Newbie question about text encoding

Fri Mar 6 04:02:35 EST 2015

On Friday, March 6, 2015 at 10:50:35 AM UTC+5:30, Chris Angelico wrote:
> On Fri, Mar 6, 2015 at 3:53 PM, Rustom Mody wrote:
> > My conclusion: Early adopters of unicode -- Windows and Java -- were punished
> > for their early adoption.  You can blame the unicode consortium, you can
> > blame the babel of human languages, particularly that some use characters
> > and some only (the equivalent of) what we call words.
> >
> > Or you can skip the blame-game and simply note the fact that large segments of
> > extant code-bases are currently in bug-prone or plain buggy state.
> 
> For most of the 1990s, I was writing code in REXX, on OS/2. An even
> earlier adopter, REXX didn't have Unicode support _at all_, but
> instead had facilities for working with DBCS strings. You can't get
> everything right AND be the first to produce anything.
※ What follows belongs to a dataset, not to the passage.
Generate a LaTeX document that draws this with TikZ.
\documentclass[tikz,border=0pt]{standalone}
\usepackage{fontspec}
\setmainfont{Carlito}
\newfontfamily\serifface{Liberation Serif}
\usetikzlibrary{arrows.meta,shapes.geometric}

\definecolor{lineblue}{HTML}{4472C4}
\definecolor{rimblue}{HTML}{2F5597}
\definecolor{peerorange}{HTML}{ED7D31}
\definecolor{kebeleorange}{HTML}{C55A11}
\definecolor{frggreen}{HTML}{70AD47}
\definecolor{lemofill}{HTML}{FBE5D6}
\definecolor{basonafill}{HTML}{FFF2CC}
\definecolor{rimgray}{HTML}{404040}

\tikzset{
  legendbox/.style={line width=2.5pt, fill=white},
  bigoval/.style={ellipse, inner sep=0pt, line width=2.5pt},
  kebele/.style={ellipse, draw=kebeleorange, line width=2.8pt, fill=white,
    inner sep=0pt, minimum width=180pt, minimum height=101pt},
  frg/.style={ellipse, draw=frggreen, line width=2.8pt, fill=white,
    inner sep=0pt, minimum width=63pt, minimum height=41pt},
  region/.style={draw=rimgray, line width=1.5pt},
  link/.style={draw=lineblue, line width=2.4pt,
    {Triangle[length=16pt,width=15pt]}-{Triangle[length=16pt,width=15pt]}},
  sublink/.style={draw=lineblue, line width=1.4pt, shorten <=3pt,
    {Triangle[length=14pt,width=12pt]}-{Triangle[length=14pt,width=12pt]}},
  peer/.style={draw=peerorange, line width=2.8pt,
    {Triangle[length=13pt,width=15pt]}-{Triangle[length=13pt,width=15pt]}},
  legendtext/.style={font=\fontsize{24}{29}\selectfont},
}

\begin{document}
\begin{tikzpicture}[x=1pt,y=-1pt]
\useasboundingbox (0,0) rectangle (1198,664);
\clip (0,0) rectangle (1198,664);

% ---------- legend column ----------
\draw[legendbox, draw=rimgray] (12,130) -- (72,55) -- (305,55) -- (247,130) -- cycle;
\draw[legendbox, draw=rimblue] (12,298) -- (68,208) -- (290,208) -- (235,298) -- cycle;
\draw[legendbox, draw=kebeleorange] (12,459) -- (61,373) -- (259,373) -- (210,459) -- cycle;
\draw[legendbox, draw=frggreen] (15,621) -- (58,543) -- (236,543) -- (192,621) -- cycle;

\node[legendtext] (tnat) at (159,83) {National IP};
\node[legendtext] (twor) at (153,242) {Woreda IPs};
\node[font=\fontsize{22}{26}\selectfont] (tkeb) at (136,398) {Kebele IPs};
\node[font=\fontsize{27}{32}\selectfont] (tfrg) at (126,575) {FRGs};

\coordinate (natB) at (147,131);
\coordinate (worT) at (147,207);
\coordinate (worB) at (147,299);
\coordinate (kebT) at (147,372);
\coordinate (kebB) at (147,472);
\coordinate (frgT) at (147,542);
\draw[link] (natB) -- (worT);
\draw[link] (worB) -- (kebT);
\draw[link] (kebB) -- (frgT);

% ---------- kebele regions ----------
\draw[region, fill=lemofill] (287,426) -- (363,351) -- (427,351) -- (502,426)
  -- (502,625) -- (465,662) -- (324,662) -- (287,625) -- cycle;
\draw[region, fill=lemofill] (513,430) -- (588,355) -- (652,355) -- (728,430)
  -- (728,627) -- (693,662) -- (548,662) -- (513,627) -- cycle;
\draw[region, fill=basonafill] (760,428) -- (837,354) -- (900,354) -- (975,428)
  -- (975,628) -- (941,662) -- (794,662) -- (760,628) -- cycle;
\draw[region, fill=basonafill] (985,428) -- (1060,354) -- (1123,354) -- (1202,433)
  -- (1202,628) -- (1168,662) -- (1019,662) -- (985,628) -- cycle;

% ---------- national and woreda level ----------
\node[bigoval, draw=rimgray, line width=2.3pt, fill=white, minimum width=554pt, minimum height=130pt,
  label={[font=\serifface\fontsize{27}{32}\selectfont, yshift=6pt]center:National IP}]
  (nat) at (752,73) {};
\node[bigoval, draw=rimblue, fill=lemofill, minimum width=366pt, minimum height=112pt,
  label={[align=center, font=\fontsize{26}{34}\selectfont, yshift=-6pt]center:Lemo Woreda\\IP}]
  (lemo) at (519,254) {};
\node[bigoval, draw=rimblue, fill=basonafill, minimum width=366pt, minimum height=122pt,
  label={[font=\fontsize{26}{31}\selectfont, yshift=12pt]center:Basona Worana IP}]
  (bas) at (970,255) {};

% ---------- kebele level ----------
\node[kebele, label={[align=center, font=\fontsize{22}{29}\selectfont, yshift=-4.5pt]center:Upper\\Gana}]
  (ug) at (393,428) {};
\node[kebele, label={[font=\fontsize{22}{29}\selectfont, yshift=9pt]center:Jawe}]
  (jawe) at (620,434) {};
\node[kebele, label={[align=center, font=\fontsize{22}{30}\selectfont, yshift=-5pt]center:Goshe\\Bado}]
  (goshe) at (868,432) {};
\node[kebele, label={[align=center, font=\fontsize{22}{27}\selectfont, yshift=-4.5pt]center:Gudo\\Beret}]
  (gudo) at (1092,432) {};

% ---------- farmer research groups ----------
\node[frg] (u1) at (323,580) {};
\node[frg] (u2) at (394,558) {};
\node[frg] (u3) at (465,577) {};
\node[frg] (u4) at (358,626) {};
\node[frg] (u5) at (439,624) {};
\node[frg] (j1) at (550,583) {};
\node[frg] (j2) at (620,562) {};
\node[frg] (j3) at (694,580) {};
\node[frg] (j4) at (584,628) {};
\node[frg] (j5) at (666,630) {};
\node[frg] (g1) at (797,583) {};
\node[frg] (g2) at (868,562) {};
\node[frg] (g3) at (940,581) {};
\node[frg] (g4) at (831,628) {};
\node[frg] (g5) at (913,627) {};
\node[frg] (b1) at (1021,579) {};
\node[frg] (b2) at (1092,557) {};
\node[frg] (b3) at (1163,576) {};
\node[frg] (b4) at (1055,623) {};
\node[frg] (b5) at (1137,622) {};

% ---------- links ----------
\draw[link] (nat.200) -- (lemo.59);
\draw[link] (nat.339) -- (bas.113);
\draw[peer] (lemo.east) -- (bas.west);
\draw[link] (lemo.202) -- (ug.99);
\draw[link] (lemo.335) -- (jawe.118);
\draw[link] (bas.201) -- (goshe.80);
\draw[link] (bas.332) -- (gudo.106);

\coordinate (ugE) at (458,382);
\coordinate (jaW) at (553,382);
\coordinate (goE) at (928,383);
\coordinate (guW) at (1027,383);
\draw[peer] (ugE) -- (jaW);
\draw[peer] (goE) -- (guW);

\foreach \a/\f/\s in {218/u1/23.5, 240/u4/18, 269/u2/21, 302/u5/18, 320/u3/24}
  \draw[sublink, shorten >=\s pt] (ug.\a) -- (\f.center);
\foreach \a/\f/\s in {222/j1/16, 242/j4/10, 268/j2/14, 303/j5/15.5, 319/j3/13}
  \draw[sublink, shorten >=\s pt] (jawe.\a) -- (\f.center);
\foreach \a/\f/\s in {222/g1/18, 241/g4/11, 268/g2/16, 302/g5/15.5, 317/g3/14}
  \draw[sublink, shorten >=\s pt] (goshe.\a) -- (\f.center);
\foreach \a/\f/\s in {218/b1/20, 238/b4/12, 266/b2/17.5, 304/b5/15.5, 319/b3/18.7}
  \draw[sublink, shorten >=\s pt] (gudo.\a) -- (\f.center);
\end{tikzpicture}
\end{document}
Python didn't
> make Unicode strings the default until 3.0, but that's not Unicode's
> fault.
> 
> > This includes not just bug-prone-system code such as Java and Windows but
> > seemingly working code such as python 3.
> >
> > Here is Roy's Smith post that first started me thinking that something may
> > be wrong with SMP
> > https://groups.google.com/d/msg/comp.lang.python/loYWMJnPtos/GHMC0cX_hfgJ
> >
> > Some parts are here some earlier and from my memory.
> > If details wrong please correct:
> > - 200 million records
> > - Containing 4 strings with SMP characters
> > - System made with python and mysql. SMP works with python, breaks mysql.
> >   So whole system broke due to those 4 in 200,000,000 records
> >
> > I know enough (or not enough) of unicode to be chary of statistical conclusions
> > from the above.
> > My conclusion is essentially an 'existence-proof':
> 
> Hang on hang on. Why are you blaming Python or SMP characters for
> this? The problem here is MySQL, which doesn't adequately cope with
> the full Unicode range. (Or, didn't then, or doesn't with its default
> settings. I believe you can configure current versions of MySQL to
> work correctly, though I haven't actually checked. PostgreSQL gets it
> right, that's good enough for me.)
> 
> > SMP-chars can break systems.
> > The breakage is costly-fied by the combination
> > - layman statistical assumptions
> > - BMP → SMP exercises different code-paths
> 
> Broken systems can be shown up by anything. Suppose you have a program
> that breaks when it gets a NUL character (not unknown in C code); is
> the fault with the Unicode consortium for allocating something at
> codepoint 0, or the code that can't cope with a perfectly normal
> character?

Strawman.

Lets please stick to UTF-16 shall we?

Now tell me:
- Is it broken or not?
- Is it widely used or not?
- Should programmers be careful of it or not?
- Should programmers be warned about it or not?